With its biggest-ever lineup set, the Nashville Film Festival is ready to steal the spotlight from Nashville’s music scene for a week.
The event’s increasing clout on the festival circuit, which runs April 15-22 at the Regal Green Hills Cinema, has resulted in a larger slate of feature-length movies, documentaries and shorts in competition in every category, including GLBT cinema. The festival has also added some new categories and competitions, said Brian Owens, artistic director.
“We now have four main competitions: best narrative feature, the director’s competition, best documentary and the Music Films/Music City competition,” Owens said. “We have the grand prizes and jury prizes in those, plus we also have competitions for best live-action short, animated short, documentary short, experimental short and our young filmmakers and college-student competition.”
The festival also is adding competition for actors and actresses, which should help boost a film’s efforts as its makers and backers launch a distribution campaign.
The Nashville Film Festival |
On the GLBT front, NFF has added such major new titles as “8: The Mormon Proposition,” which examines the Mormon church’s involvement in the battle over gay marriage in California, from filmmakers Steven Greenstreet and Reed Cowan, whose “The Other Side of the Lens” made its world premiere at the festival in 2009.
“We are expanding our GLBT film section this year, because it’s our role to tell the stories of the entire community,” Owens said. “We have two documentaries that are just under an hour, both of which examine the coming-out process in very different ways, and we also have two great films in our world cinema area that also look at the process.”
By showing movies that illustrate the homosexual experience, whether that’s by coming out in a small fishing village in Colombia or presenting a lively debate on homosexuality amongst biblical scholars, the festival creates dialogues among straight and gay attendees alike. And that’s what it’s all about, Owens said.

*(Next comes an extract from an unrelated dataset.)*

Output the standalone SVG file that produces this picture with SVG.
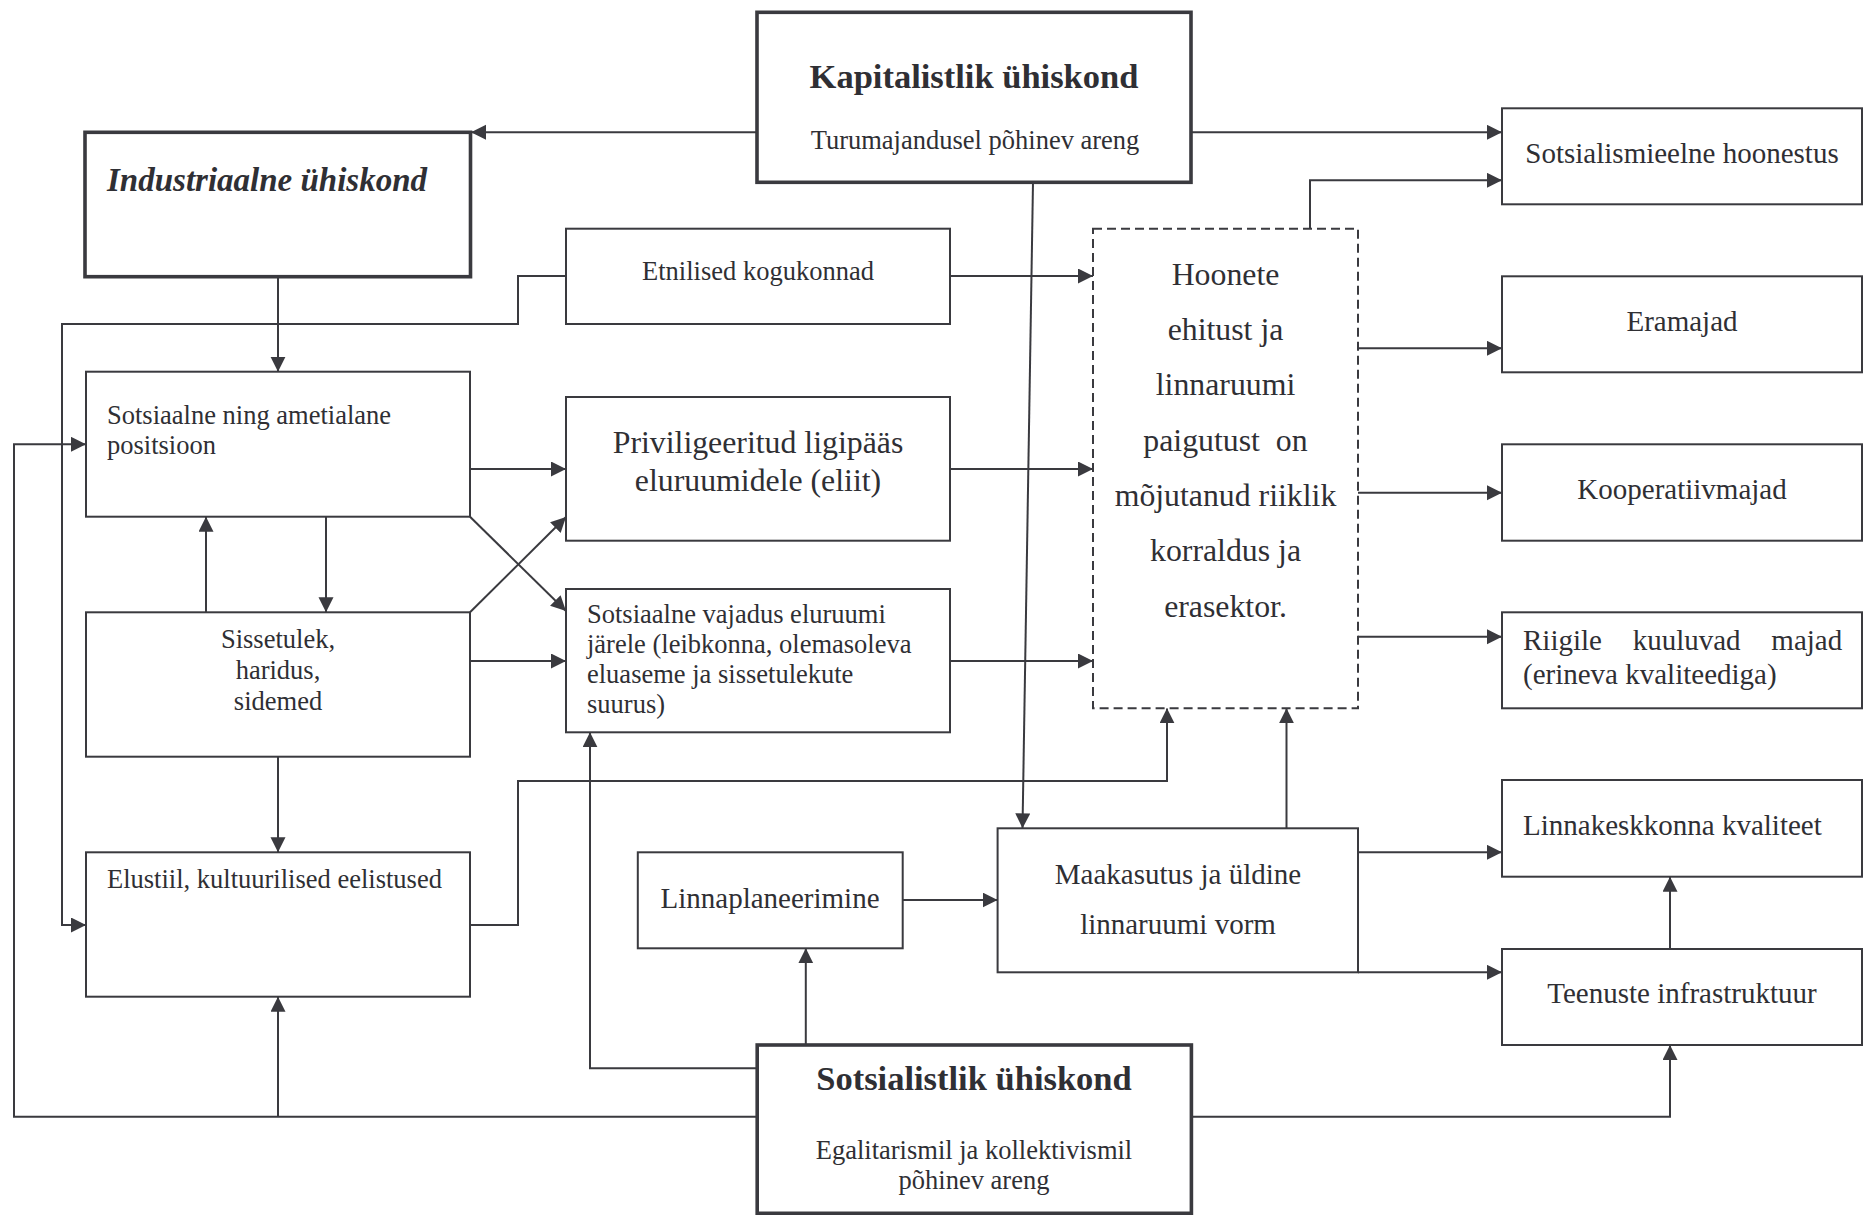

“We are taking a brand-new look at the world,” he said. “We have films from 38 different countries this year, and what we see in all of them is not the differences between us, but the similarities. All across the world people are either looking for love or they’ve found it and are trying to support the people they love. If the festival has an agenda, it’s about finding commonality between us; that’s where it can use a lot of different perspectives to teach us all the same lesson.”